Egypt and Jordan also have laws that have been interpreted to allow reduced sentences for honor crimes, the group says.
Reliable figures of the number of honor murders are hard to come by, Khalife said, but she pointed to a United Nations Population Fund estimate of 5,000 per year.
Khalife agreed that the practice should not be blamed on Islam.
"It's not linked to religion; it's more cultural," she said. "There have been several Islamic scholars who have issued fatwas against honor killing."
Mohammed Shafia, who denied murder, said himself in court that Islam did not justify honor murders.
"In our religion, a person who kills his wife or daughter, there is nothing more dishonorable," he testified.
But Shafia was heard condemning his dead children in wiretapped conversations played in court.
"May the devil defecate on their graves! This is what a daughter should be? Would a daughter be such a whore?" he said.
Hargey, the director of the Muslim Educational Centre, said violence was sometimes the result of painful transition.
"Muslims are in a state of flux," he said.
"They are between two worlds: the ancient world and the new technological age," he said. "Women are getting rights and the ability to choose their own spouses. The family in Canada didn't know how to respond to this: the conflict between the discipline of children and the new reality."
Irshad Manji, the author of "Allah, Liberty and Love: Courage to Reconcile Faith and Freedom," said there was another conflict at work in honor murders, a term CNN uses in preference to "honor killings" because the latter phrase does not properly describe the crime.
It is "a tribal tradition that emphasizes the family or the tribe or the community over the individual," she said.
Although the practice may not be Islamic, she said, not all Muslims understand the distinction.
"It is a problem within Islam because of how Muslims often confuse culture and religion," she said. "It's Muslims who have to learn to separate culture and religion. If we don't, Islam will continue to get the bad name that it gets."
But one vocal British campaigner against honor violence points out that not all the crimes are perpetrated by Muslims.
Jasvinder Sanghera, who was the victim of a forced marriage, is not Muslim; she is Sikh.
"Significant cases are happening within South Asian communities, be it Pakistani, Indian, Sikh, Muslim, Kurdish, Iranian, Middle Eastern communities," she said.
"And we have to recognize that because the statistics don't lie.
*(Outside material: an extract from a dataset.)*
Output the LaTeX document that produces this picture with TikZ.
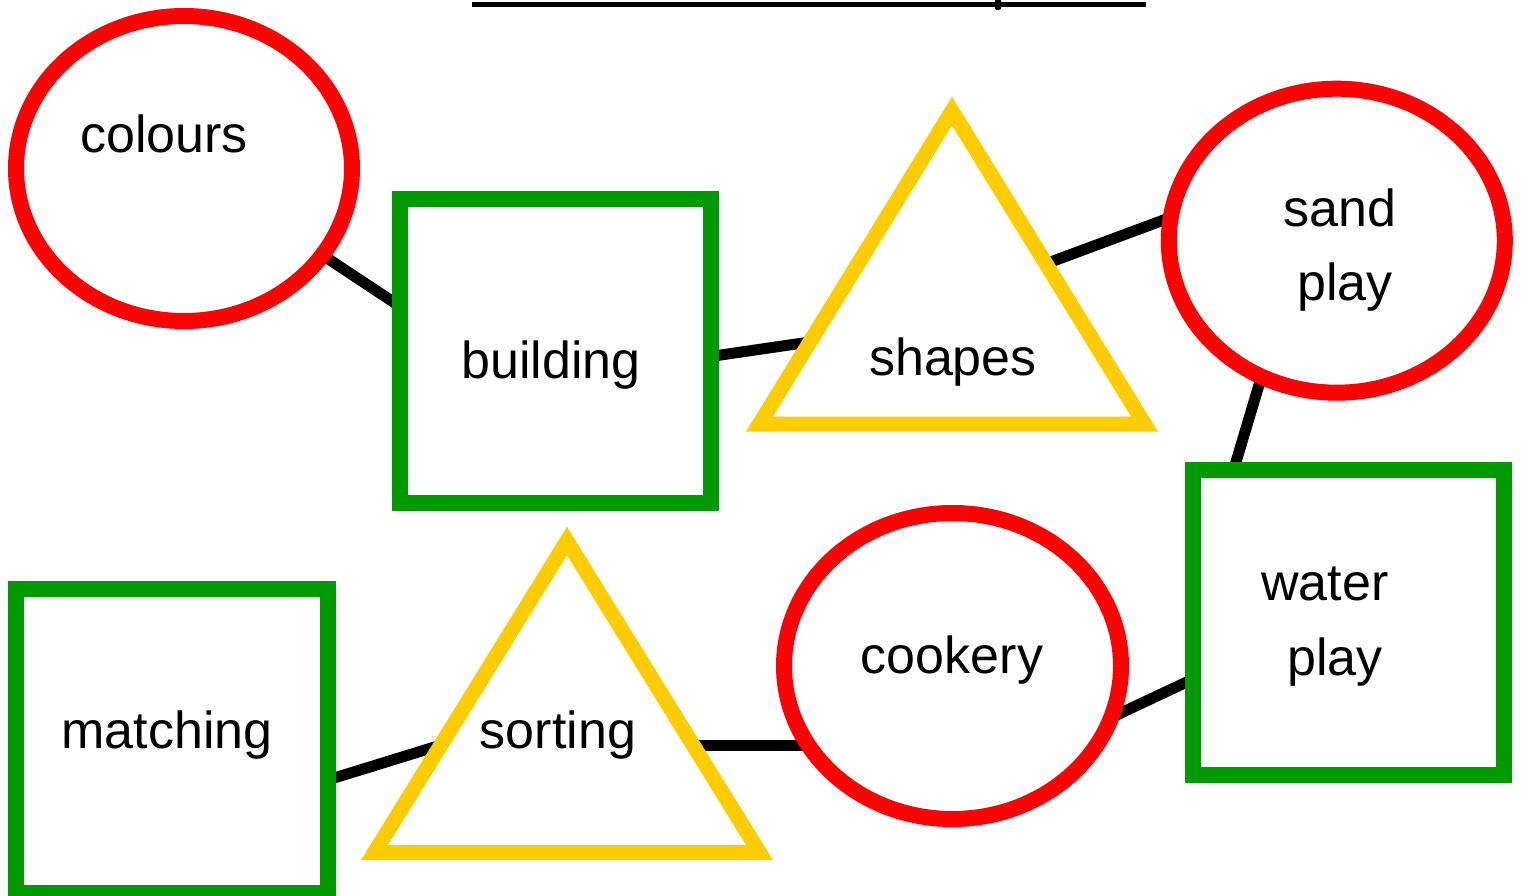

I am not standing here trying to embarrass those communities. But equally, those communities should be ashamed because this is happening in their community and they are not taking a stand," she said.
On the other hand, honor murders are not a problem in Indonesia, which has the world's largest Muslim population.
"No such a practice can be found among Indonesian Muslims," said Azyumardi Azra, the director of the graduate school at the State Islamic University in Jakarta, Indonesia.
" 'Honor killing' is, I believe, a cultural problem among Arab and South Asian Muslims. I don't think that kind of practice has an Islamic basis," he said.
Although women and girls make up the overwhelming number of victims, there have been at least some male victims, including Ahmet Yildiz, a gay Turkish man whose fugitive father is the main suspect in his 2008 shooting death.
Britain has had about a dozen honor murders per year for the past several years, said Ghayasuddin Siddiqui of the Muslim Parliament of Great Britain.
He, too, said the crimes were not justified by Islam.
"This comes from tribal customs where the father - not both parents - see children as their property. A girl decides to marry somebody of whom their parents do not approve, and they conspire and find some way to kill and dispose of this body," he said. "This is a kind of misplaced shame that parents feel that their daughter has decided to marry somebody of her choosing, not theirs."
Britain's Crown Prosecution Service has an expert devoted to prosecuting honor-based violence, Nazir Afzal.
Convicting perpetrators can be difficult, he said.
"There is a wall of silence around this, and people are not prepared to talk," he said.
But Afzal insisted that it was "absolutely important that you bring every single person to justice because you want to deter other people from doing it."
And along with the Islamic scholars and human rights advocates, he rejected out of hand the idea that religion justified it.
"At the end of the day, murder is murder. There is no faith on Earth, no community on Earth that justifies this," he said.
"Abrahamic faiths say 'Thou shalt not kill,' " he pointed out. "At the end of the day, nobody should die for this."